Let \begin{align}f(t) &= \|A(x+ty)-b\|^2_2 = (A(x+ty)-b)^T(A(x+ty)-b))\\ &= x^TA^TAx + 2tx^TA^TAy+t^2y^TA^TAy-2b^TA(x+ty)\end{align}
Then, letting $f'(t) = 0$, we have $$ t = \frac{(b^TAy)-x^TA^TAy}{y^TA^TAy}$$
Ok I am confused by the whole thing. The answer I am getting is completely different. I also used the fact $Ax = b$ and $x^TA^T = b^T$ and cancelled each other. Can someone please help me to come up with this answer?
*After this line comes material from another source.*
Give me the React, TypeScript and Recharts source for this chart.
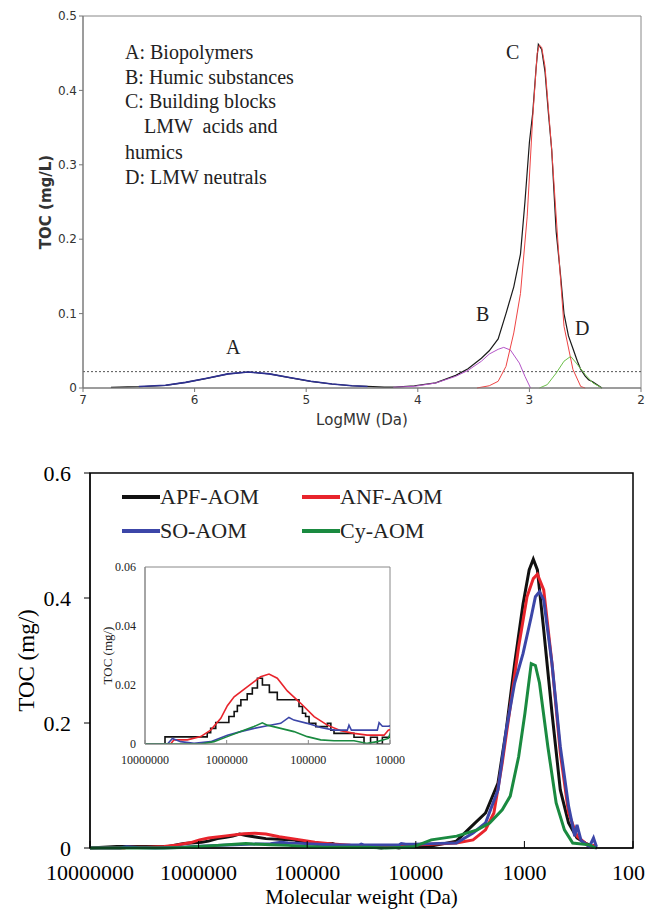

Thanks.
On
First write $(A(x+ty)-b)^T = (x+ty)^T A^T - b^T = t y^T A^T + (A x - b)^T$. Then we have \begin{align} f(t) &= (t y^T A^T + (A x - b)^T)(t A Y + (A x - b))\\ &= (y^TA^TAy) t^2 + 2(A x - b)^T A y t + (A x - b)^T (A x - b)\\ &= a t^2 + 2 \beta t + c \end{align} where $a = y^TA^TAy$, $\beta = (A x - b)^T A y$, $c = (A x - b)^T (A x - b)$. Note that $a$, $\beta$, and $c$ are constant scalars, while $t$ is the (only) scalar variable. This is a quadratic function, and calculus gives us, by simply taking the derivative of $f(t)$ with respect to the variable $t$ and letting $f'(t)=0$: \begin{equation} t = -\frac{\beta}{a} = \frac{(b - A x)^T A y}{y^TA^TAy} \end{equation}
The first order condition for minimum ($t$ is a scalar):
\begin{align} \frac{\partial f(t)}{\partial t} &=\frac{\partial}{\partial t}(A(x+ty)-b)^{\top}(A(x+ty)-b) \\ &=2\left[\frac{\partial}{\partial t}(tAy+Ax-b)\right]^{\top}(A(x+ty)-b) \\ &=2(Ay)^{\top}(A(x+ty)-b) \\ &=2y^{\top}A^{\top}(Ax-b)+2ty^{\top}A^{\top}Ay=0. \end{align} Thus,
$$ t^*=-\frac{y^{\top}A^{\top}(Ax-b)}{y^{\top}A^{\top}Ay}=\frac{y^{\top}A^{\top}(b-Ax)}{y^{\top}A^{\top}Ay}. $$